Imposing such a condition to meet the infamous "net benefit" test for foreign investment is a first for Ottawa, says Oliver Borgers, a lawyer with McCarthy Tétrault LLP in Toronto. And it could be a sign that the government will seek similar concessions from other state-owned enterprises looking to make major acquisitions here, he says.

The listing has almost nothing to do with raising capital, Mr. Borgers points out, since CNOOC is swimming in capital already. Very few shares in the $95-billion company will be floated here. Mr.
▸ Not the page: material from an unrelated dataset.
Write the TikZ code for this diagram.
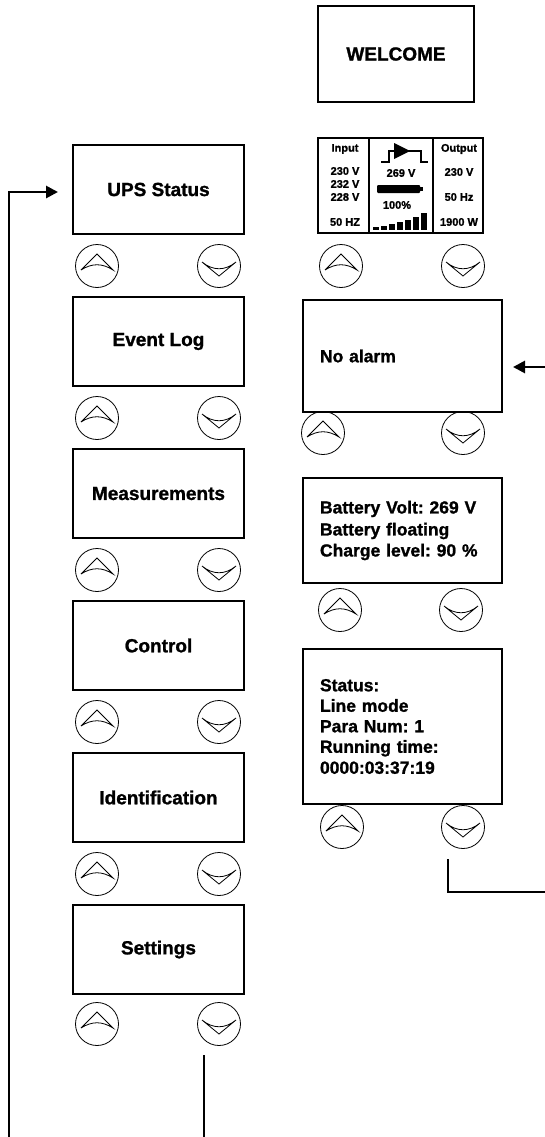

Borgers says it is all about enforcing a level of transparency on CNOOC, making it subject to Ontario's securities regime and requiring it to file annual reports and other disclosure.

Mr. Borgers said Investment Canada officials used to often ask foreign investors whose deals were under review to list on the TSX. But the government rarely insisted on it. Now, at least for state-owned enterprises (SOEs) like CNOOC, this may be changing, he said.

"I think this is going to motivate them to do this more often," Mr. Borgers said of Investment Canada. "Maybe even in non SOE-deals, I don't know. ... They are going to be asked to list, and if they resist, I suspect CNOOC will be used as an example and as a precedent."